Enjoying this article? Click here to subscribe for full access. Just $5 a month.

India, for its own part, does not allow Pakistan land access to Nepal, Bhutan, and Bangladesh through its territory. This has hurt Pakistan’s ability to meaningfully exchange goods with most of the rest of South Asia. Ironically, there is limited land trade between India and Pakistan, mostly restricted to a specific list of goods. The one bright spot in regional transportation links is India’s open border with Nepal.

As for Afghanistan and Central Asia, to circumvent Pakistan, India has invested in developing links with Iran, a state that India has sea links with. Pakistan again sits in the way via land and it does not itself have good transportation or trade links with Iran, though a gas pipeline may be built soon. Because of China’s investment in Pakistan’s infrastructure and the possibility of sanctions on Iran being lifted soon, India is now pushing ahead with its plan to develop the eastern Iranian port of Chabahar and built a road from Chabahar to the border with Afghanistan; it has already built a road from Zaranj, Afghanistan on the southwestern border with Iran, further inland toward central Afghanistan in Nimruz province. Yet Afghanistan already has lively trade links to Iran through the northwestern city of Herat and more importantly, the Chabahar project has repeatedly stalled over the course of the past decade and it is unclear if and when it will be finished. Chabahar can only be a good thing for all the countries involved and ought to go ahead but only as a complement to other, more direct, already established routes between eastern Afghanistan and India.

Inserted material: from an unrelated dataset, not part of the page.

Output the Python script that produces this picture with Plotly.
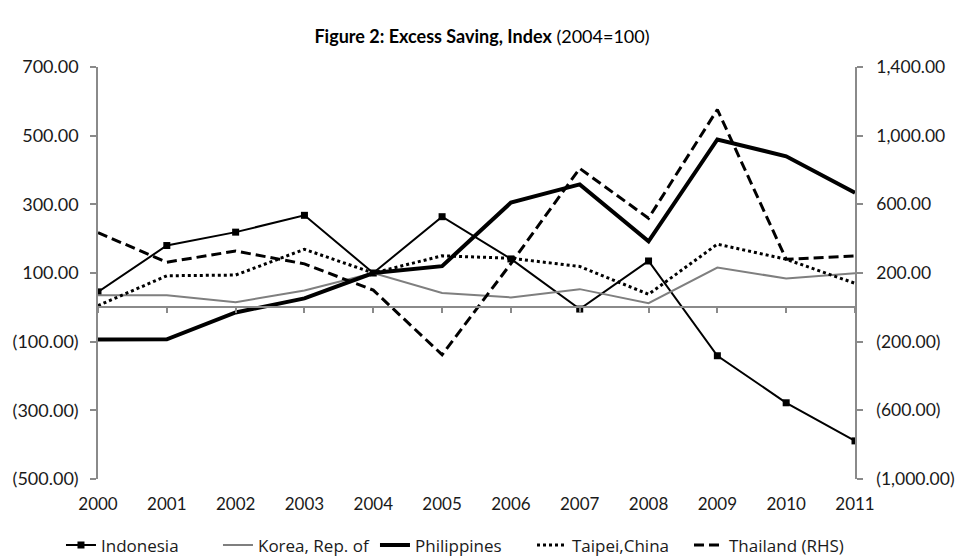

The underlying strategic and military rivalry between Pakistan and India — the root cause of the connectivity issues for the region — are unlikely to be solved anytime soon. However, it would be beneficial for everyone in South Asia and Central Asia if strategic conflicts were simply disassociated with trade issues as much as possible, as in the example of China’s trade with Taiwan and Japan. In a scenario where geography is allowed to facilitate rather than hinder connectivity, both India and Pakistan would benefit immensely due to easy access to new markets, outweighing any loss; Pakistan especially so since it borders three of the world’s 20 largest economies in China, India, and Iran.